__Aim of the task__.
Make an exact copy of the lines, leaving the pictures out.

__Data excerpt__.
____

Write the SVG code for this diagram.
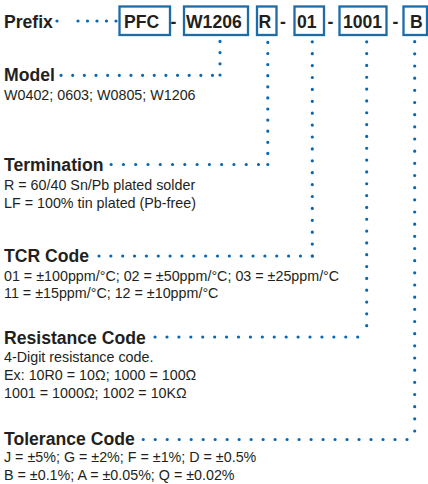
<svg xmlns="http://www.w3.org/2000/svg" width="428" height="484" viewBox="0 0 428 484">
<style>
text{font-family:"Liberation Sans",Arial,sans-serif;fill:#231f20}
.h{font-size:17.6px;font-weight:bold}
.b{font-size:14.3px}
.box{fill:#fff;stroke:#1c6ca8;stroke-width:2.3}
.d{fill:none;stroke:#0867b0;stroke-width:3.2;stroke-linecap:round}
</style>
<rect width="428" height="484" fill="#fff"/>
<g id="connectors">
<circle cx="57" cy="21" r="1.6" fill="#0867b0"/>
<path class="d" stroke-dasharray="0 9.5" d="M116 21H77.5"/>
<path class="d" stroke-dasharray="0 11.2" d="M220 75V41"/>
<path class="d" stroke-dasharray="0 11.65" d="M212.5 75.3H61"/>
<path class="d" stroke-dasharray="0 11.1" d="M267.8 164.5V42"/>
<path class="d" stroke-dasharray="0 12.28" d="M258.5 164.5H110"/>
<path class="d" stroke-dasharray="0 11.9" d="M312.3 256V41"/>
<path class="d" stroke-dasharray="0 11.85" d="M312.3 256H98.5"/>
<path class="d" stroke-dasharray="0 11.83" d="M366.7 325.7V41"/>
<path class="d" stroke-dasharray="0 11.92" d="M357.7 337H154.5"/>
<path class="d" stroke-dasharray="0 12.166" d="M414.7 431V41"/>
<path class="d" stroke-dasharray="0 11.99" d="M407 439.5H143"/>
</g>
<g id="prefix"><text class="h" x="4" y="27.5">Prefix</text></g>
<g id="code">
<rect class="box" x="119.5" y="6.5" width="50.5" height="28.5"/>
<text class="h" x="124" y="27.5">PFC</text>
<text class="h" x="170.5" y="27.5">-</text>
<rect class="box" x="184" y="6.5" width="64" height="28.5"/>
<text class="h" x="186" y="27.5">W1206</text>
<rect class="box" x="257" y="6.5" width="19.5" height="28.5"/>
<text class="h" x="258.5" y="27.5">R</text>
<text class="h" x="280" y="27.5">-</text>
<rect class="box" x="294.5" y="6.5" width="29.5" height="28.5"/>
<text class="h" x="297" y="27.5">01</text>
<text class="h" x="327.5" y="27.5">-</text>
<rect class="box" x="339.5" y="6.5" width="47" height="28.5"/>
<text class="h" x="343" y="27.5">1001</text>
<text class="h" x="392.5" y="27.5">-</text>
<rect class="box" x="403.5" y="6.5" width="23.5" height="28.5"/>
<text class="h" x="410" y="27.5">B</text>
</g>
<g id="model">
<text class="h" x="4" y="81">Model</text>
<text class="b" x="4" y="99.5">W0402; 0603; W0805; W1206</text>
</g>
<g id="termination">
<text class="h" x="4" y="171">Termination</text>
<text class="b" x="4" y="190">R = 60/40 Sn/Pb plated solder</text>
<text class="b" x="4" y="208">LF = 100% tin plated (Pb-free)</text>
</g>
<g id="tcr">
<text class="h" x="4" y="262">TCR Code</text>
<text class="b" x="4" y="280.5">01 = ±100ppm/°C; 02 = ±50ppm/°C; 03 = ±25ppm/°C</text>
<text class="b" x="4" y="298">11 = ±15ppm/°C; 12 = ±10ppm/°C</text>
</g>
<g id="resistance">
<text class="h" x="4" y="343.5">Resistance Code</text>
<text class="b" x="4" y="361.5">4-Digit resistance code.</text>
<text class="b" x="4" y="379.5">Ex: 10R0 = 10Ω; 1000 = 100Ω</text>
<text class="b" x="4" y="397.5">1001 = 1000Ω; 1002 = 10KΩ</text>
</g>
<g id="tolerance">
<text class="h" x="4" y="444.5">Tolerance Code</text>
<text class="b" x="4" y="462">J = ±5%; G = ±2%; F = ±1%; D = ±0.5%</text>
<text class="b" x="4" y="480">B = ±0.1%; A = ±0.05%; Q = ±0.02%</text>
</g>
</svg>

____

__Full answer__.
Write the SVG code for this diagram.
<svg xmlns="http://www.w3.org/2000/svg" width="428" height="484" viewBox="0 0 428 484">
<style>
text{font-family:"Liberation Sans",Arial,sans-serif;fill:#231f20}
.h{font-size:17.6px;font-weight:bold}
.b{font-size:14.3px}
.box{fill:#fff;stroke:#1c6ca8;stroke-width:2.3}
.d{fill:none;stroke:#0867b0;stroke-width:3.2;stroke-linecap:round}
</style>
<rect width="428" height="484" fill="#fff"/>
<g id="connectors">
<circle cx="57" cy="21" r="1.6" fill="#0867b0"/>
<path class="d" stroke-dasharray="0 9.5" d="M116 21H77.5"/>
<path class="d" stroke-dasharray="0 11.2" d="M220 75V41"/>
<path class="d" stroke-dasharray="0 11.65" d="M212.5 75.3H61"/>
<path class="d" stroke-dasharray="0 11.1" d="M267.8 164.5V42"/>
<path class="d" stroke-dasharray="0 12.28" d="M258.5 164.5H110"/>
<path class="d" stroke-dasharray="0 11.9" d="M312.3 256V41"/>
<path class="d" stroke-dasharray="0 11.85" d="M312.3 256H98.5"/>
<path class="d" stroke-dasharray="0 11.83" d="M366.7 325.7V41"/>
<path class="d" stroke-dasharray="0 11.92" d="M357.7 337H154.5"/>
<path class="d" stroke-dasharray="0 12.166" d="M414.7 431V41"/>
<path class="d" stroke-dasharray="0 11.99" d="M407 439.5H143"/>
</g>
<g id="prefix"><text class="h" x="4" y="27.5">Prefix</text></g>
<g id="code">
<rect class="box" x="119.5" y="6.5" width="50.5" height="28.5"/>
<text class="h" x="124" y="27.5">PFC</text>
<text class="h" x="170.5" y="27.5">-</text>
<rect class="box" x="184" y="6.5" width="64" height="28.5"/>
<text class="h" x="186" y="27.5">W1206</text>
<rect class="box" x="257" y="6.5" width="19.5" height="28.5"/>
<text class="h" x="258.5" y="27.5">R</text>
<text class="h" x="280" y="27.5">-</text>
<rect class="box" x="294.5" y="6.5" width="29.5" height="28.5"/>
<text class="h" x="297" y="27.5">01</text>
<text class="h" x="327.5" y="27.5">-</text>
<rect class="box" x="339.5" y="6.5" width="47" height="28.5"/>
<text class="h" x="343" y="27.5">1001</text>
<text class="h" x="392.5" y="27.5">-</text>
<rect class="box" x="403.5" y="6.5" width="23.5" height="28.5"/>
<text class="h" x="410" y="27.5">B</text>
</g>
<g id="model">
<text class="h" x="4" y="81">Model</text>
<text class="b" x="4" y="99.5">W0402; 0603; W0805; W1206</text>
</g>
<g id="termination">
<text class="h" x="4" y="171">Termination</text>
<text class="b" x="4" y="190">R = 60/40 Sn/Pb plated solder</text>
<text class="b" x="4" y="208">LF = 100% tin plated (Pb-free)</text>
</g>
<g id="tcr">
<text class="h" x="4" y="262">TCR Code</text>
<text class="b" x="4" y="280.5">01 = ±100ppm/°C; 02 = ±50ppm/°C; 03 = ±25ppm/°C</text>
<text class="b" x="4" y="298">11 = ±15ppm/°C; 12 = ±10ppm/°C</text>
</g>
<g id="resistance">
<text class="h" x="4" y="343.5">Resistance Code</text>
<text class="b" x="4" y="361.5">4-Digit resistance code.</text>
<text class="b" x="4" y="379.5">Ex: 10R0 = 10Ω; 1000 = 100Ω</text>
<text class="b" x="4" y="397.5">1001 = 1000Ω; 1002 = 10KΩ</text>
</g>
<g id="tolerance">
<text class="h" x="4" y="444.5">Tolerance Code</text>
<text class="b" x="4" y="462">J = ±5%; G = ±2%; F = ±1%; D = ±0.5%</text>
<text class="b" x="4" y="480">B = ±0.1%; A = ±0.05%; Q = ±0.02%</text>
</g>
</svg>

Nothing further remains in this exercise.